Thermophysical properties of carbon-based material nanofluid

Nanoparticle dispersed fluids, nanofluids, have been widely investigated. Yet, there have been discussions of interpreting changes in nanofluid thermal conductivity, and heat conduction mechanism in nanofluids. However, changes in the thermal conductivity by mixing nanoparticles are relevant to a characteristic length of the nanoparticles. Therefore, we in the present study employed soot fine particles, which can be produced by means of combustion method at relatively low cost, and investigated them for nanofluids. As the soot fine particles, we employed carbon black (CB). For comparison with them, we also used carbon nanopowder (CNP), which was one of carbon-based materials. We experimentally measured effective thermal conductivity, and specific heat of each nanofluid by means of transient hot-wire method, and adiabatic method. We found that the CB and the CNP nanofluids thermal conductivities depended on their fluid temperature at almost identical increase rate.
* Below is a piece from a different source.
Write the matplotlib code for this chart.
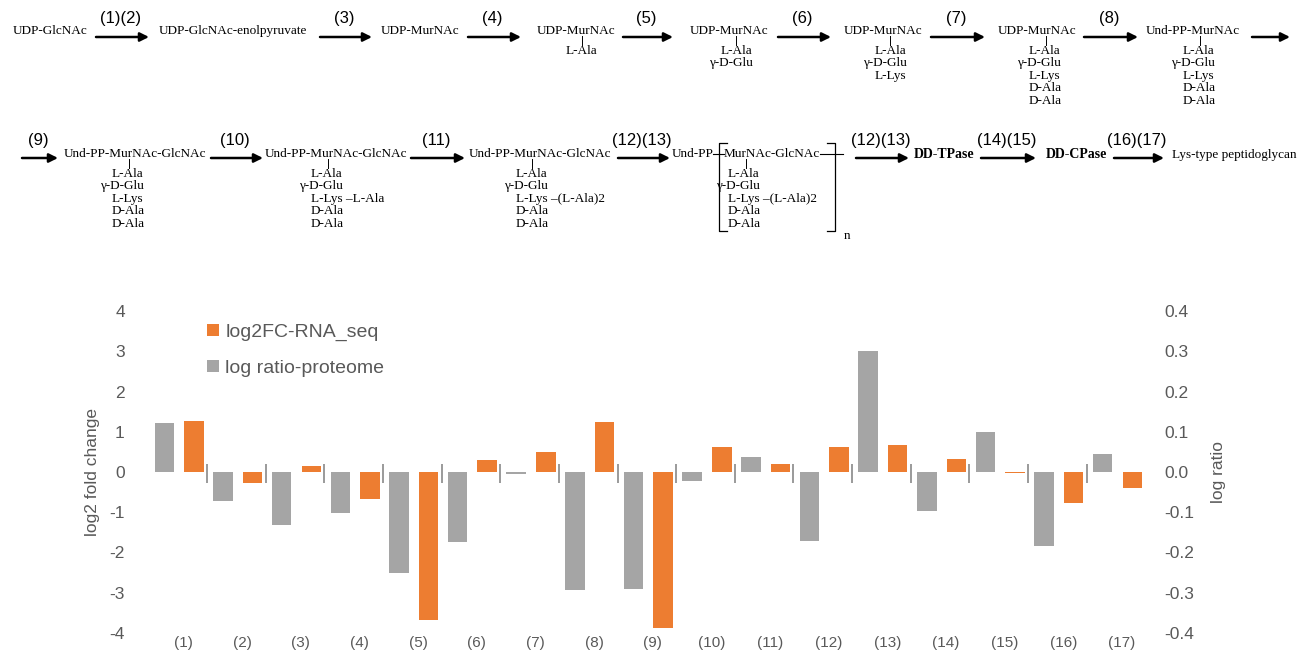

In addition, we found that the CB and the CNP nanofluids enhanced their own thermal conductivities by approximately 7%, and 19% respectively, at particle volume fraction of 1.5%. Our results indicated the nanoparticle geometry influenced its own thermal conductivity. Regarding the specific heat, our results were that each of the nanofluid specific heat decreased with increase in their nanoparticle volume fractions. Our results were consistent with a prediction model of nanofluid specific heat.